Source excerpt start
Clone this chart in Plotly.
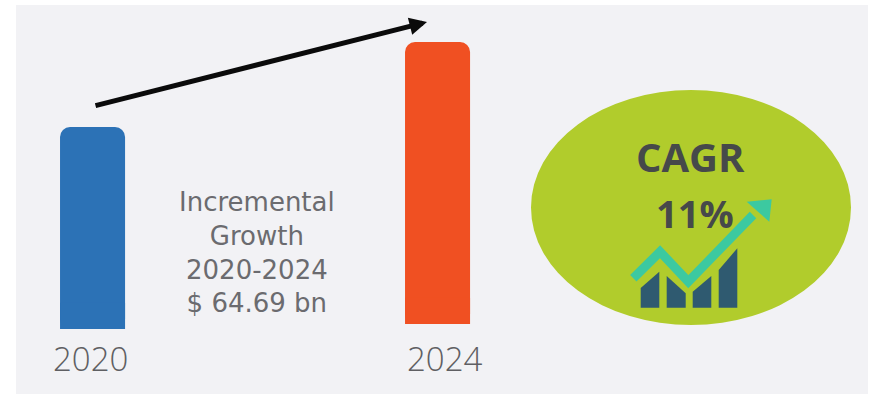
import plotly.graph_objects as go

# Market sizes in USD bn; the two columns differ by the stated increment
years = [2020, 2024]
values = [153.7, 214.6]
bases = [0.0, 3.8]
foot = [20.0, 20.0]
bar_colors = ["#2c72b6", "#f05022"]
increment_lines = ["Incremental", "Growth", "2020-2024", "$ 64.69 bn"]
cagr_title = "CAGR"
cagr_value = "11%"

FONT = "Open Sans"
BLOCK_FONT = "DejaVu Sans"
GREY = "#5f5f63"

fig = go.Figure()
fig.add_trace(go.Bar(
    x=years, y=values, base=bases, width=0.754,
    marker=dict(color=bar_colors, cornerradius=10, line=dict(width=0)),
    hoverinfo="skip", showlegend=False,
))
# Square-cornered foot so only the tops of the columns are rounded
fig.add_trace(go.Bar(
    x=years, y=foot, base=bases, width=0.754,
    marker=dict(color=bar_colors, line=dict(width=0)),
    hoverinfo="skip", showlegend=False,
))
# Invisible trace that activates the pixel-like overlay axes used for decoration
fig.add_trace(go.Scatter(x=[0], y=[0], xaxis="x2", yaxis="y2", mode="markers",
                         marker=dict(opacity=0), hoverinfo="skip", showlegend=False))


def deco(shape_type, **kw):
    fig.add_shape(type=shape_type, xref="x2", yref="y2", **kw)


# Background panel and CAGR ellipse
deco("rect", x0=16, y0=5, x1=868, y1=394, fillcolor="#f2f2f5", line_width=0, layer="below")
deco("circle", x0=531, y0=90, x1=851, y1=325, fillcolor="#b1cc2c", line_width=0, layer="below")

# Small column icon inside the ellipse
for path in [
    "M640.7,307.7 L640.7,288 L659.3,271.7 L659.3,307.7 Z",
    "M666.7,307.7 L666.7,276 L685.7,293.3 L685.7,307.7 Z",
    "M692.7,307.7 L692.7,291.7 L711.3,276 L711.3,307.7 Z",
    "M718.7,307.7 L718.7,270 L737.3,248.3 L737.3,307.7 Z",
]:
    deco("path", path=path, fillcolor="#2f5a70", line_width=0, layer="above")

# Rising teal trend line with its arrowhead
deco("path", path="M633.3,278.3 L660,251.7 L688.3,281.7 L753,215",
     line=dict(color="#3cc9a0", width=9), layer="above")
deco("path", path="M746.7,201.7 L771.7,199.3 L769.3,221.7 Z",
     fillcolor="#3cc9a0", line_width=0, layer="above")


def label(x, y, text, size, family=FONT, weight=300, color=GREY):
    fig.add_annotation(
        x=x, y=y, xref="x2", yref="y2", text=text,
        showarrow=False, xanchor="center", yanchor="middle",
        font=dict(family=family, size=size, color=color, weight=weight),
    )


label(90, 358, str(years[0]), 33)
label(445, 358, str(years[1]), 33)
# Four-line increment note kept as one wrapped text block
label(257, 252, "<br>".join(increment_lines), 26, family=BLOCK_FONT, weight=400, color="#6b6b6f")
label(690, 156, cagr_title, 40, weight=700, color="#46494a")
label(695, 213, cagr_value, 38, weight=700, color="#46494a")

# Growth arrow running from above the first column to above the second
fig.add_annotation(
    x=427, y=22, ax=94, ay=106, xref="x2", yref="y2", axref="x2", ayref="y2",
    text="", showarrow=True, arrowhead=2, arrowsize=0.7, arrowwidth=5, arrowcolor="#0b0b0b",
)

fig.update_layout(
    width=870, height=394, margin=dict(l=0, r=0, t=0, b=0), barmode="overlay",
    paper_bgcolor="white", plot_bgcolor="rgba(0,0,0,0)", showlegend=False,
    xaxis=dict(range=[2018.927, 2029.014], visible=False, fixedrange=True),
    yaxis=dict(range=[-49.5, 250.4], visible=False, fixedrange=True),
    xaxis2=dict(range=[0, 870], overlaying="x", visible=False, fixedrange=True),
    yaxis2=dict(range=[394, 0], overlaying="y", visible=False, fixedrange=True),
)

fig.write_html("out.html", config={"displayModeBar": False})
Source excerpt end
Required task:
Leave out the pictures and repeat the lines from the start of the material through the line with "import plotly.graph_objects as go", inclusive.

Result of this exercise:
Clone this chart in Plotly.
import plotly.graph_objects as go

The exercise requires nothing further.